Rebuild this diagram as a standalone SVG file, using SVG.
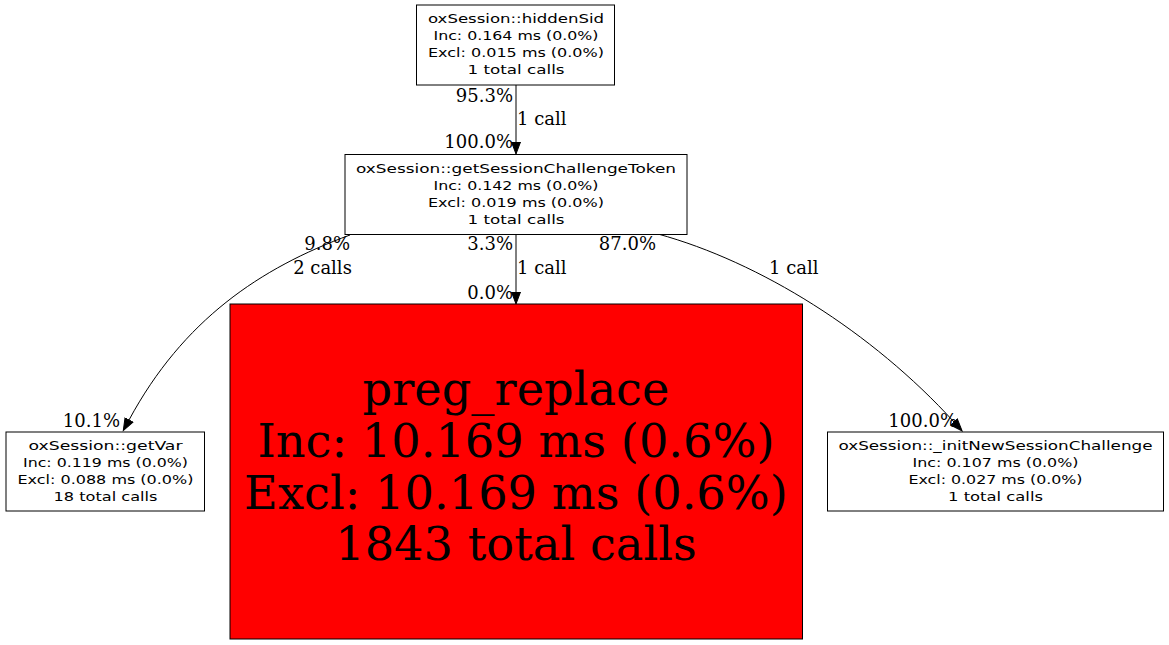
<svg xmlns="http://www.w3.org/2000/svg" width="1169" height="645" viewBox="0 0 1169 645">
<defs>
<style>
.box{fill:#ffffff;stroke:#000000;stroke-width:1}
.hot{fill:#ff0000;stroke:#000000;stroke-width:1}
.nt{font-family:"DejaVu Sans","Liberation Sans",sans-serif;font-size:13px;fill:#000;text-anchor:middle}
.big{font-family:"DejaVu Serif","Liberation Serif",serif;font-size:46.3px;fill:#000;text-anchor:middle}
.el{font-family:"DejaVu Serif","Liberation Serif",serif;font-size:18px;fill:#000}
.edge{fill:none;stroke:#000;stroke-width:1;marker-end:url(#arr)}
</style>
<marker id="arr" markerUnits="userSpaceOnUse" markerWidth="14" markerHeight="12" refX="0" refY="5" orient="auto" viewBox="0 -1 13 12">
<path d="M0,0.5 L12,5 L0,9.5 z" fill="#000" stroke="#000" stroke-width="1"/>
</marker>
</defs>
<rect width="1169" height="645" fill="#ffffff"/>

<g id="connectors">
<path class="edge" d="M516,85 L516,142"/>
<path class="edge" d="M516,235 L516,292"/>
<path class="edge" d="M350,235 C260,268 183,320 129,420"/>
<path class="edge" d="M658,234 C760,262 872,332 954,422"/>
<text class="el" x="513" y="101.5" text-anchor="end">95.3%</text>
<text class="el" x="517" y="125">1 call</text>
<text class="el" x="513" y="148" text-anchor="end">100.0%</text>
<text class="el" x="350" y="249.5" text-anchor="end">9.8%</text>
<text class="el" x="322.5" y="273.5" text-anchor="middle">2 calls</text>
<text class="el" x="513" y="249.5" text-anchor="end">3.3%</text>
<text class="el" x="517" y="273.5">1 call</text>
<text class="el" x="513" y="298.5" text-anchor="end">0.0%</text>
<text class="el" x="656" y="249.5" text-anchor="end">87.0%</text>
<text class="el" x="769" y="274">1 call</text>
<text class="el" x="120" y="427" text-anchor="end">10.1%</text>
<text class="el" x="957" y="427" text-anchor="end">100.0%</text>
</g>

<g id="hiddenSid">
<rect class="box" x="416.5" y="5" width="198" height="80"/>
<text class="nt" x="516" y="22.5" textLength="176" lengthAdjust="spacingAndGlyphs">oxSession::hiddenSid</text>
<text class="nt" x="516" y="39.5" textLength="165" lengthAdjust="spacingAndGlyphs">Inc: 0.164 ms (0.0%)</text>
<text class="nt" x="516" y="56.5" textLength="176" lengthAdjust="spacingAndGlyphs">Excl: 0.015 ms (0.0%)</text>
<text class="nt" x="516" y="73.5" textLength="97" lengthAdjust="spacingAndGlyphs">1 total calls</text>
</g>

<g id="getSessionChallengeToken">
<rect class="box" x="345" y="154.5" width="342" height="80"/>
<text class="nt" x="516" y="172.5" textLength="320" lengthAdjust="spacingAndGlyphs">oxSession::getSessionChallengeToken</text>
<text class="nt" x="516" y="189.5" textLength="165" lengthAdjust="spacingAndGlyphs">Inc: 0.142 ms (0.0%)</text>
<text class="nt" x="516" y="206.5" textLength="176" lengthAdjust="spacingAndGlyphs">Excl: 0.019 ms (0.0%)</text>
<text class="nt" x="516" y="223.5" textLength="97" lengthAdjust="spacingAndGlyphs">1 total calls</text>
</g>

<g id="preg_replace">
<rect class="hot" x="230" y="304" width="572.5" height="335"/>
<text class="big" x="516" y="405">preg_replace</text>
<text class="big" x="516" y="457.3">Inc: 10.169 ms (0.6%)</text>
<text class="big" x="516" y="508.7">Excl: 10.169 ms (0.6%)</text>
<text class="big" x="516" y="560">1843 total calls</text>
</g>

<g id="getVar">
<rect class="box" x="6" y="432" width="198.5" height="79"/>
<text class="nt" x="105.5" y="449.5" textLength="154" lengthAdjust="spacingAndGlyphs">oxSession::getVar</text>
<text class="nt" x="105.5" y="466.5" textLength="165" lengthAdjust="spacingAndGlyphs">Inc: 0.119 ms (0.0%)</text>
<text class="nt" x="105.5" y="483.5" textLength="176" lengthAdjust="spacingAndGlyphs">Excl: 0.088 ms (0.0%)</text>
<text class="nt" x="105.5" y="500.5" textLength="104" lengthAdjust="spacingAndGlyphs">18 total calls</text>
</g>

<g id="initNewSessionChallenge">
<rect class="box" x="827.5" y="432" width="336" height="79"/>
<text class="nt" x="995.5" y="449.5" textLength="314" lengthAdjust="spacingAndGlyphs">oxSession::_initNewSessionChallenge</text>
<text class="nt" x="995.5" y="466.5" textLength="166" lengthAdjust="spacingAndGlyphs">Inc: 0.107 ms (0.0%)</text>
<text class="nt" x="995.5" y="483.5" textLength="174" lengthAdjust="spacingAndGlyphs">Excl: 0.027 ms (0.0%)</text>
<text class="nt" x="995.5" y="500.5" textLength="95" lengthAdjust="spacingAndGlyphs">1 total calls</text>
</g>
</svg>
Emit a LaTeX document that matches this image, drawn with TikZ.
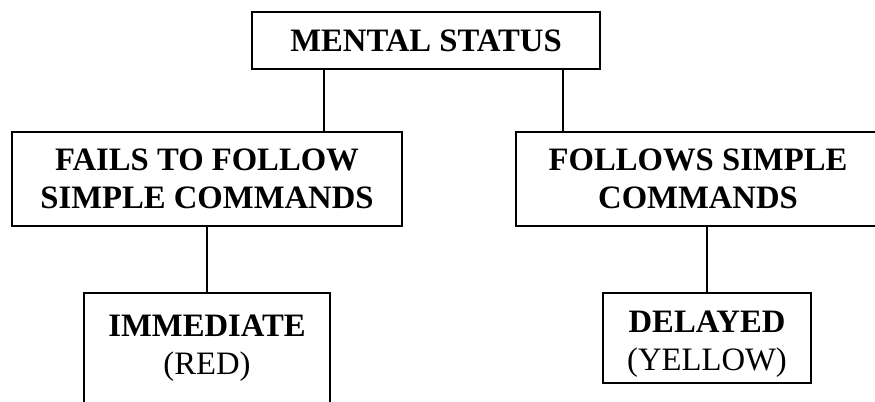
\documentclass[tikz,border=0pt]{standalone}
\usepackage{fontspec}
\setmainfont{Liberation Serif}
\usetikzlibrary{positioning}
\tikzset{box/.style={draw,line width=1pt,inner sep=0pt,align=center,
        font=\fontsize{18.6}{21.6}\selectfont\bfseries}}
\tikzset{link/.style={line width=0.8pt}}

\begin{document}
\begin{tikzpicture}[x=0.02cm,y=-0.02cm]
                \useasboundingbox (0,0) rectangle (875,402);
                \clip (0,0) rectangle (875,402);
                \node[box,minimum width=6.96cm,minimum height=1.14cm] (ms) at (426,40.5) {MENTAL STATUS};
                \node[box,minimum width=7.8cm,minimum height=1.88cm] (fails) at (207,179) {FAILS TO FOLLOW\\SIMPLE COMMANDS};
                \node[box,minimum width=7.28cm,minimum height=1.88cm] (follows) at (698,179) {FOLLOWS SIMPLE\\COMMANDS};
                \node[box,minimum width=4.92cm,minimum height=2.22cm] (imm) at (207,348.5) {IMMEDIATE\\\mdseries(RED)};
                \node[box,minimum width=4.16cm,minimum height=1.8cm] (del) at (707,338) {\rule{0pt}{0.68cm}DELAYED\\\mdseries(YELLOW)};
                \coordinate (l) at (324,0);
                \coordinate (r) at (563,0);
                \draw[link] (ms.south -| l) -- (fails.north -| l);
                \draw[link] (ms.south -| r) -- (follows.north -| r);
                \draw[link] (fails.south -| imm.north) -- (imm.north);
                \draw[link] (follows.south -| del.north) -- (del.north);
\end{tikzpicture}
\end{document}
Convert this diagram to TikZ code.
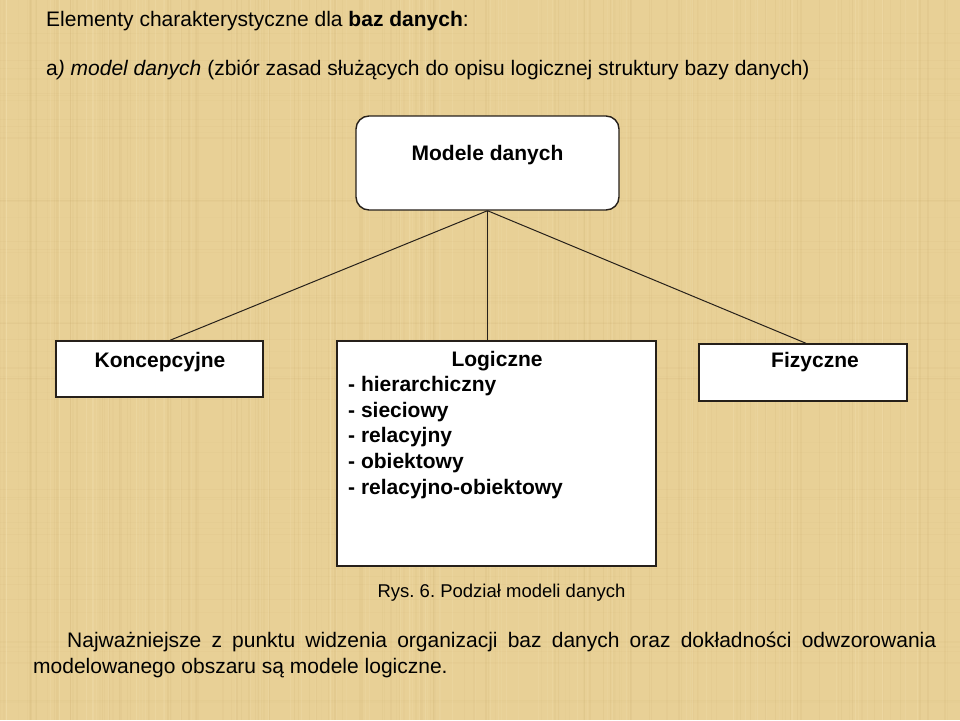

━━━━

Written instruction: Give back the entries verbatim. Do not include any picture.

The response:
Rebuild this diagram as a standalone SVG file, using SVG.
<svg xmlns="http://www.w3.org/2000/svg" width="1169" height="645" viewBox="0 0 1169 645">
<defs>
<style>
.box{fill:#ffffff;stroke:#000000;stroke-width:1}
.hot{fill:#ff0000;stroke:#000000;stroke-width:1}
.nt{font-family:"DejaVu Sans","Liberation Sans",sans-serif;font-size:13px;fill:#000;text-anchor:middle}
.big{font-family:"DejaVu Serif","Liberation Serif",serif;font-size:46.3px;fill:#000;text-anchor:middle}
.el{font-family:"DejaVu Serif","Liberation Serif",serif;font-size:18px;fill:#000}
.edge{fill:none;stroke:#000;stroke-width:1;marker-end:url(#arr)}
</style>
<marker id="arr" markerUnits="userSpaceOnUse" markerWidth="14" markerHeight="12" refX="0" refY="5" orient="auto" viewBox="0 -1 13 12">
<path d="M0,0.5 L12,5 L0,9.5 z" fill="#000" stroke="#000" stroke-width="1"/>
</marker>
</defs>
<rect width="1169" height="645" fill="#ffffff"/>

<g id="connectors">
<path class="edge" d="M516,85 L516,142"/>
<path class="edge" d="M516,235 L516,292"/>
<path class="edge" d="M350,235 C260,268 183,320 129,420"/>
<path class="edge" d="M658,234 C760,262 872,332 954,422"/>
<text class="el" x="513" y="101.5" text-anchor="end">95.3%</text>
<text class="el" x="517" y="125">1 call</text>
<text class="el" x="513" y="148" text-anchor="end">100.0%</text>
<text class="el" x="350" y="249.5" text-anchor="end">9.8%</text>
<text class="el" x="322.5" y="273.5" text-anchor="middle">2 calls</text>
<text class="el" x="513" y="249.5" text-anchor="end">3.3%</text>
<text class="el" x="517" y="273.5">1 call</text>
<text class="el" x="513" y="298.5" text-anchor="end">0.0%</text>
<text class="el" x="656" y="249.5" text-anchor="end">87.0%</text>
<text class="el" x="769" y="274">1 call</text>
<text class="el" x="120" y="427" text-anchor="end">10.1%</text>
<text class="el" x="957" y="427" text-anchor="end">100.0%</text>
</g>

<g id="hiddenSid">
<rect class="box" x="416.5" y="5" width="198" height="80"/>
<text class="nt" x="516" y="22.5" textLength="176" lengthAdjust="spacingAndGlyphs">oxSession::hiddenSid</text>
<text class="nt" x="516" y="39.5" textLength="165" lengthAdjust="spacingAndGlyphs">Inc: 0.164 ms (0.0%)</text>
<text class="nt" x="516" y="56.5" textLength="176" lengthAdjust="spacingAndGlyphs">Excl: 0.015 ms (0.0%)</text>
<text class="nt" x="516" y="73.5" textLength="97" lengthAdjust="spacingAndGlyphs">1 total calls</text>
</g>

<g id="getSessionChallengeToken">
<rect class="box" x="345" y="154.5" width="342" height="80"/>
<text class="nt" x="516" y="172.5" textLength="320" lengthAdjust="spacingAndGlyphs">oxSession::getSessionChallengeToken</text>
<text class="nt" x="516" y="189.5" textLength="165" lengthAdjust="spacingAndGlyphs">Inc: 0.142 ms (0.0%)</text>
<text class="nt" x="516" y="206.5" textLength="176" lengthAdjust="spacingAndGlyphs">Excl: 0.019 ms (0.0%)</text>
<text class="nt" x="516" y="223.5" textLength="97" lengthAdjust="spacingAndGlyphs">1 total calls</text>
</g>

<g id="preg_replace">
<rect class="hot" x="230" y="304" width="572.5" height="335"/>
<text class="big" x="516" y="405">preg_replace</text>
<text class="big" x="516" y="457.3">Inc: 10.169 ms (0.6%)</text>
<text class="big" x="516" y="508.7">Excl: 10.169 ms (0.6%)</text>
<text class="big" x="516" y="560">1843 total calls</text>
</g>

<g id="getVar">
<rect class="box" x="6" y="432" width="198.5" height="79"/>
<text class="nt" x="105.5" y="449.5" textLength="154" lengthAdjust="spacingAndGlyphs">oxSession::getVar</text>
<text class="nt" x="105.5" y="466.5" textLength="165" lengthAdjust="spacingAndGlyphs">Inc: 0.119 ms (0.0%)</text>
<text class="nt" x="105.5" y="483.5" textLength="176" lengthAdjust="spacingAndGlyphs">Excl: 0.088 ms (0.0%)</text>
<text class="nt" x="105.5" y="500.5" textLength="104" lengthAdjust="spacingAndGlyphs">18 total calls</text>
</g>

<g id="initNewSessionChallenge">
<rect class="box" x="827.5" y="432" width="336" height="79"/>
<text class="nt" x="995.5" y="449.5" textLength="314" lengthAdjust="spacingAndGlyphs">oxSession::_initNewSessionChallenge</text>
<text class="nt" x="995.5" y="466.5" textLength="166" lengthAdjust="spacingAndGlyphs">Inc: 0.107 ms (0.0%)</text>
<text class="nt" x="995.5" y="483.5" textLength="174" lengthAdjust="spacingAndGlyphs">Excl: 0.027 ms (0.0%)</text>
<text class="nt" x="995.5" y="500.5" textLength="95" lengthAdjust="spacingAndGlyphs">1 total calls</text>
</g>
</svg>
Emit a LaTeX document that matches this image, drawn with TikZ.
\documentclass[tikz,border=0pt]{standalone}
\usepackage{fontspec}
\setmainfont{Liberation Serif}
\usetikzlibrary{positioning}
\tikzset{box/.style={draw,line width=1pt,inner sep=0pt,align=center,
        font=\fontsize{18.6}{21.6}\selectfont\bfseries}}
\tikzset{link/.style={line width=0.8pt}}

\begin{document}
\begin{tikzpicture}[x=0.02cm,y=-0.02cm]
                \useasboundingbox (0,0) rectangle (875,402);
                \clip (0,0) rectangle (875,402);
                \node[box,minimum width=6.96cm,minimum height=1.14cm] (ms) at (426,40.5) {MENTAL STATUS};
                \node[box,minimum width=7.8cm,minimum height=1.88cm] (fails) at (207,179) {FAILS TO FOLLOW\\SIMPLE COMMANDS};
                \node[box,minimum width=7.28cm,minimum height=1.88cm] (follows) at (698,179) {FOLLOWS SIMPLE\\COMMANDS};
                \node[box,minimum width=4.92cm,minimum height=2.22cm] (imm) at (207,348.5) {IMMEDIATE\\\mdseries(RED)};
                \node[box,minimum width=4.16cm,minimum height=1.8cm] (del) at (707,338) {\rule{0pt}{0.68cm}DELAYED\\\mdseries(YELLOW)};
                \coordinate (l) at (324,0);
                \coordinate (r) at (563,0);
                \draw[link] (ms.south -| l) -- (fails.north -| l);
                \draw[link] (ms.south -| r) -- (follows.north -| r);
                \draw[link] (fails.south -| imm.north) -- (imm.north);
                \draw[link] (follows.south -| del.north) -- (del.north);
\end{tikzpicture}
\end{document}
Convert this diagram to TikZ code.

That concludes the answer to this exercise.